Nach diesem Namen wird man in den meisten populären Opernführern umsonst suchen: Über Italien hinaus ist von dem 1883 im oberitalienischen Rovereto geborenen und späteren Mascagni-Schüler Riccardo Zandonai nur in Fußnoten zu lesen. Möglicherweise liegt dies an seiner Zwischenstellung – nach Puccini und noch ohne Bezug auf „neue Schulen“ wie diejenige Arnold Schönbergs -, was eine langanhaltende Rezeption im Ausland womöglich verhinderte; um eine flüchtig vorübergehende Modeerscheinung handelt es sich bei seiner individuellen musiktheatralischen Idiomatik jedenfalls nicht. Einmal konnte er um 1922, dem Jahr der Uraufführung von Giulietta e Romeo bereits auf den Verismo zurückblicken, von dem er allerdings einiges gelernt hatte, zum anderen sind in seiner Musik Anklänge an den französischen Impressionismus herauszuhören, ebenso wie eine gewisse Orientierung am Stil von Richard Strauss.

Was die Gestaltung des Librettos zu der dreiaktigen Oper durch Arturo Rossato betrifft, so liegt hier ein Kuriosum vor: Denn der Zeitungsredakteur und Komödiendichter griff anders als Bellini in I Capuleti e i Montecchi direkt auf die gegenüber der elisabethanischen Zeit ältere Quelle der Novelle von Luigi da Porto um 1530 zurück, auf die sich Shakespeare selbst aber auch bezog.
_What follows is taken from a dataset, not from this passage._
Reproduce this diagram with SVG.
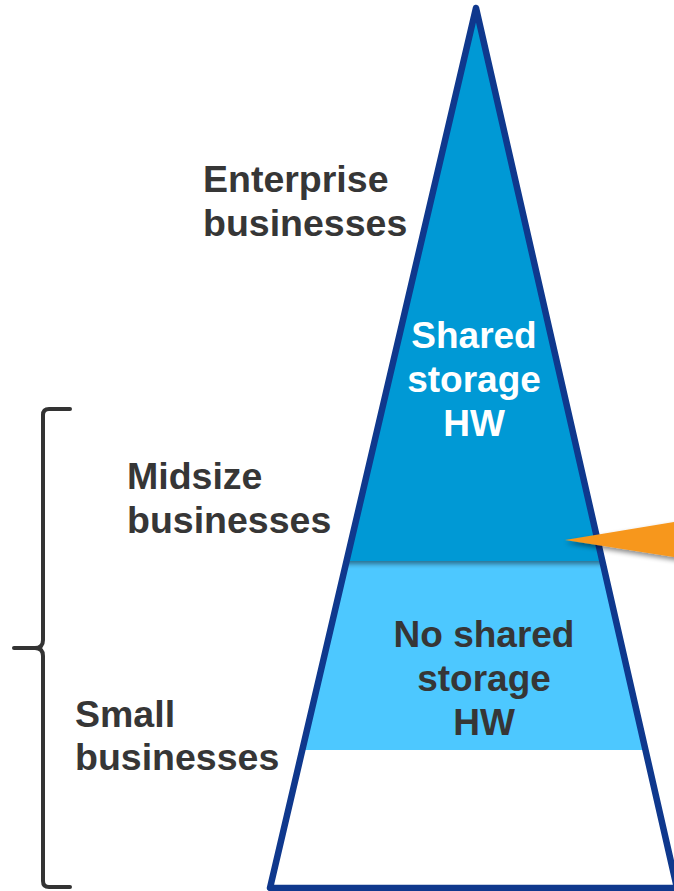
<svg xmlns="http://www.w3.org/2000/svg" width="674" height="891" viewBox="0 0 674 891">
<style>
.lbl{font-family:"Liberation Sans",Arial,sans-serif;font-weight:bold;font-size:37.5px;fill:#363636}
.in{font-family:"Liberation Sans",Arial,sans-serif;font-weight:bold;font-size:37px;text-anchor:middle}
</style>
<defs>
<clipPath id="tri"><polygon points="476,8 270,888 677,888"/></clipPath>
<filter id="sh" x="-10%" y="-10%" width="120%" height="130%">
<feGaussianBlur in="SourceAlpha" stdDeviation="2.5"/>
<feOffset dx="0" dy="3" result="b"/>
<feComponentTransfer><feFuncA type="linear" slope="0.45"/></feComponentTransfer>
<feMerge><feMergeNode/><feMergeNode in="SourceGraphic"/></feMerge>
</filter>
</defs>
<rect width="674" height="891" fill="#fff"/>
<g id="pyramid">
<g clip-path="url(#tri)">
<rect id="band-light" x="260" y="561" width="430" height="189" fill="#4DC8FF"/>
<rect id="band-dark" x="260" y="0" width="430" height="561" fill="#0099D5" filter="url(#sh)"/>
</g>
<polygon points="476,8 270,888 677,888" fill="none" stroke="#0F388D" stroke-width="6.5" stroke-linejoin="round"/>
</g>
<g id="shared">
<text class="in" fill="#fff"><tspan x="474" y="348">Shared</tspan><tspan x="474" y="392">storage</tspan><tspan x="474" y="436">HW</tspan></text>
</g>
<g id="noshared">
<text class="in" fill="#363636"><tspan x="484" y="647">No shared</tspan><tspan x="484" y="691">storage</tspan><tspan x="484" y="735">HW</tspan></text>
</g>
<g id="connectors">
<polygon points="565,540 680,521 680,558" fill="#F7971E" filter="url(#sh)"/>
<path d="M70,409 H49 Q43,409 43,415 V640 Q43,648 35,648 H14 M35,648 Q43,648 43,656 V881 Q43,887 49,887 H70" fill="none" stroke="#333" stroke-width="4" stroke-linecap="round"/>
</g>
<g id="enterprise"><text class="lbl"><tspan x="203" y="192">Enterprise</tspan><tspan x="203" y="236">businesses</tspan></text></g>
<g id="midsize"><text class="lbl"><tspan x="127" y="489">Midsize</tspan><tspan x="127" y="533">businesses</tspan></text></g>
<g id="small"><text class="lbl"><tspan x="75" y="727">Small</tspan><tspan x="75" y="770">businesses</tspan></text></g>
</svg>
Einige Szenen wurden zu den vorliegenden Stoffbearbeitungen hinzuerfunden, etwa das Kirchweihfest in Mantua zu Beginn des dritten Aktes, anlässlich dessen ein Cantatore, in der Erfurter Erstaufführung am 8. April 2017 mit großer Ausdruckskraft dargestellt durch Won Whi Choi, vom vermeintlichen Tod Giuliettas kündet.

Gegenüber der Novelle nahmen Rossato und Zandonai, beeinflusst auch durch dessen Vertrauten Nicola D’Atri zahlreiche Veränderungen am Plot vor und suchten die Handlung durch Weglassen von Elementen, die ihnen überflüssig erschienen, zu straffen. So kamen ihnen etwa das Motiv des Gifttranks wenig plausibel vor und musste entfallen. Ebenso konnte unentschieden bleiben, ob Giulietta und Romeo bereits die Ehe geschlossen hatten oder erst verlobt waren. Im Sinne einer größeren Authentizitätsillusion wurde neben der historisierenden Wortwahl in den Versen sogar der veronesische Dialekt verwendet; auch archaisierende motivische Formeln in der Musik selbst, verfremden die insgesamt spätromantische Anlage der Oper und entrücken sie atmosphärisch in ein weit zurückliegendes (spätes) Mittelalter ohne klare Konturen.

Myron Michailidis, dem Gastdirigenten dieses langen Opernabends, gelang es vortrefflich, die harmonischen und motivischen Zusammenhänge selbst für den Laien immer durchhörbar zu bündeln. Weniger schwer als die tragische Handlung suggeriert, vielmehr dramatisch-spannungsvoll und vorwärtstreibend leitete der langjährige Chef des Nationalorchesters Thessaloniki das Philharmonische Orchester Erfurt, das ihm mit kraftvollen Einsätzen folgte.

In den Hauptrollen glänzten die litauische Sängerin Jomanté Šležaité und Eduard Martynyuk, mit Stimmgewalt daneben Siyabulela Ntlale als Tebaldo, der Sprecher des Capuleti-Clans, der hier auch schaupielerisch brillant agierte. Guy Montavons Inszenierung, der mit Francesco Calcagnini als Bühnenbildner zusammenwirkte, gelangen darüber hinaus sehr abwechslungsreiche Szenerien vom „Klassenzimmer“ des ersten Akts über eine mehr die Eleganz des dämmernden 20. Jahrhunderts spiegelnde Kirchweihszene bis hin zum düsteren Ambiente des Hauses, in dem Romeo wieder auf Giulietta trifft. Darüber hinaus sollte hier auch – nachträglich zur gestrigen Premiere – dem Chor applaudiert werden, der passend zu jeder Stimmung und voluminös aus dem Hintergrund singend wie in einzelnen Szenen den musiktheatralischen Abend abrundete.